The reason is that the force is normally considered as applied from a
second, usually non-inertial (non-accelerating) frame - hence there's an
ever rising displacement between the thing you're accelerating and the
thing it's pushing against.  Hence KE rises as half the square of
displacement / time.

But not so for momentum - since its very units and dimensions are mass
times velocity, it scales linearly.  Inertia is velocity-independent.

So an effective N3 violation would allow you to create energy by
effectively towing your reaction mass along for free.  Consider two
adjacent 1kg masses in free space connected via a perfectly elastic slack
tether: an impulse is applied between them, but because abracadabra, only
one moves, until they collide again; from either mass's frame of reference,
that detail is irrelevant - if we input 1 J of energy then that's all the
system has, and whether 1/2 a J resides in each mass or one has more than
the other may seem academic...

Until we repeat that input condition.  A second input Joule will raise the
net system energy to just 2J, no OU yet, but from an external FoR the net
system momentum has risen by a Joule or so... and as we repeat that input
condition, the net system momentum begins to square up, as KE is, by
definition, wont to do...  while internally, the relative velocity between
the oscillating masses never exceeds the linear sum of 1 J/kg/m/s inputs.
So when the net system momentum reaches 10 m/s, we'll only have input 20 J
of work, but for a 100 J net system energy... IOW we've created 80 J from
dodging the usual 1/2V^2 premium.

So an N3 violation basically converts the dimensions of our input energy
into those of momentum - obviating the 1/2^2 accumulator.  We could
accelerate a 1 kg mass to 10 m/s using just 5 J (1/2 J per m/s) - a speed
at which it'll have 50 J of KE from the stationary reference frame.

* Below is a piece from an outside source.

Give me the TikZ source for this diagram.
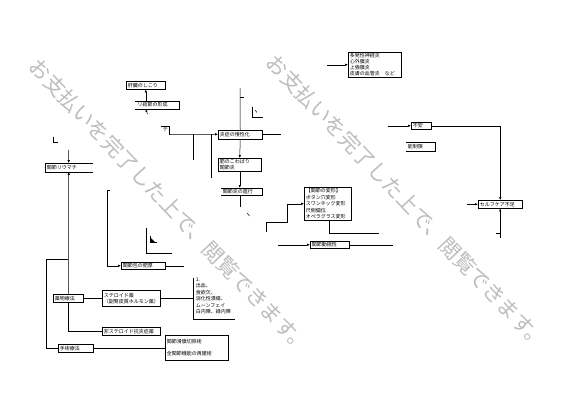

And exactly this same dynamic applies to EM systems - it's the same
fundamental symmetry; a Lenzless motor has a linear input energy for an
exponential output KE (RKE = 1/2 angular inertia times angular velocity
squared)... therefore beyond some (low) threshold of performance the output
energy integral punches diagonally straight through the flat-line input
integral, and keeps rising..

Essentially, accelerating a mass Lenzlessly would present no load upon the
power supply - only usual resistance losses remain, following Joule's 2nd
law for heat (Q=I^2RT where Q = J and I^2RT is current squared times
resistance times time)... calorimetry would thus show gains, while a
passively superconducting Lenzless reaction could summon infinite free
momentum from the vacuum without any incidental heating

EM or mechanical, the peak efficiency of an N3 break is a power of ten of
whatever's input.  In the admittedly spartan world of classical symmetry
breaks, an N3 exception would be the motherload.  Reactionless propulsion
AND free energy.

The source or sink is whatever manifests the fields in question (Higgs /
virtual photons or whatever vacuum activity they represent)..  but either
way, an effective N3 violation means a system is thermodynamically open.